[STATED TASK]
Skip pictures; extract every line from the one with "Generate a web" through the one with "const BAR_W = 24;", exactly as written.
- - - - -
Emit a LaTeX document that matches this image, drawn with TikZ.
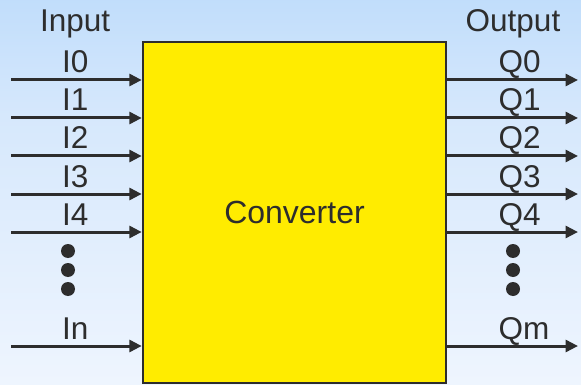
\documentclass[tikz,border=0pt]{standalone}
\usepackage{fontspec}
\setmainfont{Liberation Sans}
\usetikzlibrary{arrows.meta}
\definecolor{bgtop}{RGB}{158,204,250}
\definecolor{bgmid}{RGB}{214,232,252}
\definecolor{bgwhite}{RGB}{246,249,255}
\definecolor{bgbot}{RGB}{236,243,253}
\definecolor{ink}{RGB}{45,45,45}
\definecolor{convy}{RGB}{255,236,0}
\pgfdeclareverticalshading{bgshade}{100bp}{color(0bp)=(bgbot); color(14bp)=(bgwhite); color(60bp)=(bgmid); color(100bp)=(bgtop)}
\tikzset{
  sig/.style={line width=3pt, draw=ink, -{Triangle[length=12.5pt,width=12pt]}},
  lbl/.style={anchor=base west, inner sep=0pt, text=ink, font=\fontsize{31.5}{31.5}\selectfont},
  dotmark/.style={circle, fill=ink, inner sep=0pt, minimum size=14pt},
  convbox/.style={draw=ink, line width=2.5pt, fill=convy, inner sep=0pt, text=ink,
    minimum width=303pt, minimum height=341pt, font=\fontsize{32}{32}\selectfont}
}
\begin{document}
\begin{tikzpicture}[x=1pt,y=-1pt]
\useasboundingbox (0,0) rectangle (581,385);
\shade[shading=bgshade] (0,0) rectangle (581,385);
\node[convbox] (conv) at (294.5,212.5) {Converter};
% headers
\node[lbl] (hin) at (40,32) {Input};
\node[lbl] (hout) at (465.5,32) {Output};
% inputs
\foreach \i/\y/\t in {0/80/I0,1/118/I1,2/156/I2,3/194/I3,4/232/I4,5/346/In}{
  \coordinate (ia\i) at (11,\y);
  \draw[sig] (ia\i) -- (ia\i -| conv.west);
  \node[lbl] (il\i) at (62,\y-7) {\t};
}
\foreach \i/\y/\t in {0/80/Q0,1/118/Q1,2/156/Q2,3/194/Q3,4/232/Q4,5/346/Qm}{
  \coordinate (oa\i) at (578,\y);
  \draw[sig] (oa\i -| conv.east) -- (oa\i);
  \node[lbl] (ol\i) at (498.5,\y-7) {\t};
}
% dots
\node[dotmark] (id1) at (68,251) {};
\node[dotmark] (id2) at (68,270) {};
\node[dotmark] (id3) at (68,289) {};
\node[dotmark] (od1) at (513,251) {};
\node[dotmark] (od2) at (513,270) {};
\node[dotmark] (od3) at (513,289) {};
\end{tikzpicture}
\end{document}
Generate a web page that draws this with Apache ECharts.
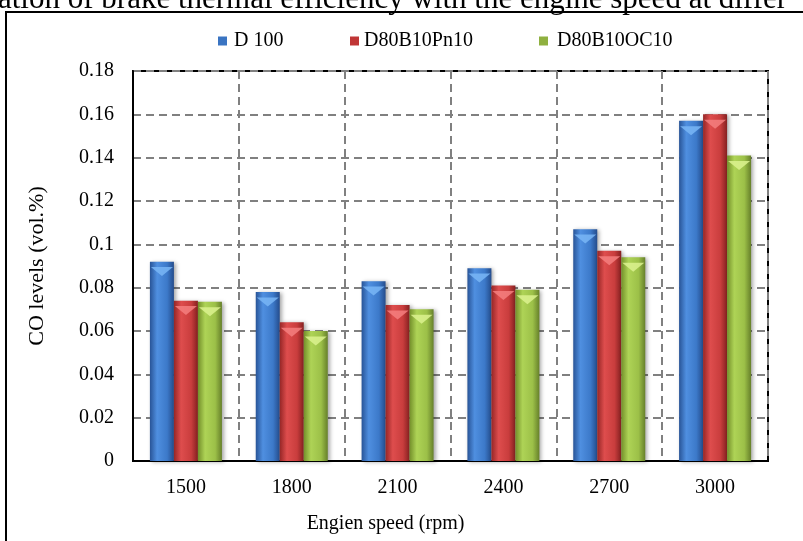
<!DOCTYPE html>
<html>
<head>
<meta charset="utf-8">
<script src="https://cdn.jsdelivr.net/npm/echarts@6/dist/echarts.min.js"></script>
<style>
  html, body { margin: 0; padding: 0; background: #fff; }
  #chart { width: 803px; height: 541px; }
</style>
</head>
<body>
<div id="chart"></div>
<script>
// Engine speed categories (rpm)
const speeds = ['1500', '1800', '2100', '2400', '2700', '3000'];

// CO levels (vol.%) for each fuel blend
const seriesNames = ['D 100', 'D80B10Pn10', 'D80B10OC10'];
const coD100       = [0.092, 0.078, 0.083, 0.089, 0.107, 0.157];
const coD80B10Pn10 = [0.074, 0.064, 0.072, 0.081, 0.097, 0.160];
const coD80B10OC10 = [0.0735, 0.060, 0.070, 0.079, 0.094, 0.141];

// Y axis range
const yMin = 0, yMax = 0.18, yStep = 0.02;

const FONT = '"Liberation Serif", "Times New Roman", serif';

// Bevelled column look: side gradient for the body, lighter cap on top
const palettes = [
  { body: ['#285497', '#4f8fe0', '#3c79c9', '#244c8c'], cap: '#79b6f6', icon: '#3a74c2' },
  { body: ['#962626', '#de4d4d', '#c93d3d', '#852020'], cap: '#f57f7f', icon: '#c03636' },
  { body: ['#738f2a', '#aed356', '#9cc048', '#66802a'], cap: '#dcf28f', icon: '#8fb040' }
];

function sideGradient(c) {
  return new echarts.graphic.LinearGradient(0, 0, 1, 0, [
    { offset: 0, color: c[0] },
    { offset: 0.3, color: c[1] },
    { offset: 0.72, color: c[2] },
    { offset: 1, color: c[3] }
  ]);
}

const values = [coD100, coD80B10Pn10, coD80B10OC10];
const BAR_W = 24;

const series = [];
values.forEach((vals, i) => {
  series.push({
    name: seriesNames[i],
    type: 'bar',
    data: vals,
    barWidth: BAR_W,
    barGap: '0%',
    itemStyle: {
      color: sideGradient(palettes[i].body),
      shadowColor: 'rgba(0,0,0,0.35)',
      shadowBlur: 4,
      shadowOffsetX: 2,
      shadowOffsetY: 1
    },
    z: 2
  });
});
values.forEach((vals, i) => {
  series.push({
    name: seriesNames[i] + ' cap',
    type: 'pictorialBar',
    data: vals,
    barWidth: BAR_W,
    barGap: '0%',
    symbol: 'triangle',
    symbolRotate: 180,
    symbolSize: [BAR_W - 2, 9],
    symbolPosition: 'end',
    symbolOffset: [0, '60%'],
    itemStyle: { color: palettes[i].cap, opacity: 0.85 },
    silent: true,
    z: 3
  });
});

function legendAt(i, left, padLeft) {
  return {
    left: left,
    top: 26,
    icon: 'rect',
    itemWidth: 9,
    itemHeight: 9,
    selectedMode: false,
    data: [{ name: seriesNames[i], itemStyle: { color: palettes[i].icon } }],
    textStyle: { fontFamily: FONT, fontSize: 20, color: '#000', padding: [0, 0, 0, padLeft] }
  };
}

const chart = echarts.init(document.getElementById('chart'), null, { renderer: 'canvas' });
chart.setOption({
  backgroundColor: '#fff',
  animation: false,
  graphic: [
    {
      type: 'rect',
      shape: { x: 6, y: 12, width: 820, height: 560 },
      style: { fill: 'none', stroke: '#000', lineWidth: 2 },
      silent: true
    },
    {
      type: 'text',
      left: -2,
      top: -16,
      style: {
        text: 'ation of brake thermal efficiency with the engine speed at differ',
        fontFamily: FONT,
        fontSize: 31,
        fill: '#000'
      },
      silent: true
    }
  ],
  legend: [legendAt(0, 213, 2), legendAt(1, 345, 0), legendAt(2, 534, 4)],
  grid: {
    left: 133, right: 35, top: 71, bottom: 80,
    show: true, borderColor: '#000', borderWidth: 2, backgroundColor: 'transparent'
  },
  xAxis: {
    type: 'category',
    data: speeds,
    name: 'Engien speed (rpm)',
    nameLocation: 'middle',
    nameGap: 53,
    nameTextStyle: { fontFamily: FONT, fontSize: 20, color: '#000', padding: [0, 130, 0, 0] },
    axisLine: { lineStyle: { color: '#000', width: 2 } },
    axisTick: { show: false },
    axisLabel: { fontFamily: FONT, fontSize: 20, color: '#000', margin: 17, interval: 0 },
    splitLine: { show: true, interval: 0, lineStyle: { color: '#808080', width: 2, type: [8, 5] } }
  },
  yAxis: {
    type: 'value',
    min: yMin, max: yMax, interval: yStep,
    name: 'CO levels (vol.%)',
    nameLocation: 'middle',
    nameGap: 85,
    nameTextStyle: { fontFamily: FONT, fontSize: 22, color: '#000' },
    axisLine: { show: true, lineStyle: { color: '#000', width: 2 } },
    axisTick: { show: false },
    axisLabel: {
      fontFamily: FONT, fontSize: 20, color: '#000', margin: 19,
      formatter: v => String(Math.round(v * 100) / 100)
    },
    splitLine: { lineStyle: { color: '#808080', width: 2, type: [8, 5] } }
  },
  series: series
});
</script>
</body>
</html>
- - - - -
[REPLY TO THE EXERCISE]
Generate a web page that draws this with Apache ECharts.
<!DOCTYPE html>
<html>
<head>
<meta charset="utf-8">
<script src="https://cdn.jsdelivr.net/npm/echarts@6/dist/echarts.min.js"></script>
<style>
  html, body { margin: 0; padding: 0; background: #fff; }
  #chart { width: 803px; height: 541px; }
</style>
</head>
<body>
<div id="chart"></div>
<script>
// Engine speed categories (rpm)
const speeds = ['1500', '1800', '2100', '2400', '2700', '3000'];

// CO levels (vol.%) for each fuel blend
const seriesNames = ['D 100', 'D80B10Pn10', 'D80B10OC10'];
const coD100       = [0.092, 0.078, 0.083, 0.089, 0.107, 0.157];
const coD80B10Pn10 = [0.074, 0.064, 0.072, 0.081, 0.097, 0.160];
const coD80B10OC10 = [0.0735, 0.060, 0.070, 0.079, 0.094, 0.141];

// Y axis range
const yMin = 0, yMax = 0.18, yStep = 0.02;

const FONT = '"Liberation Serif", "Times New Roman", serif';

// Bevelled column look: side gradient for the body, lighter cap on top
const palettes = [
  { body: ['#285497', '#4f8fe0', '#3c79c9', '#244c8c'], cap: '#79b6f6', icon: '#3a74c2' },
  { body: ['#962626', '#de4d4d', '#c93d3d', '#852020'], cap: '#f57f7f', icon: '#c03636' },
  { body: ['#738f2a', '#aed356', '#9cc048', '#66802a'], cap: '#dcf28f', icon: '#8fb040' }
];

function sideGradient(c) {
  return new echarts.graphic.LinearGradient(0, 0, 1, 0, [
    { offset: 0, color: c[0] },
    { offset: 0.3, color: c[1] },
    { offset: 0.72, color: c[2] },
    { offset: 1, color: c[3] }
  ]);
}

const values = [coD100, coD80B10Pn10, coD80B10OC10];
const BAR_W = 24;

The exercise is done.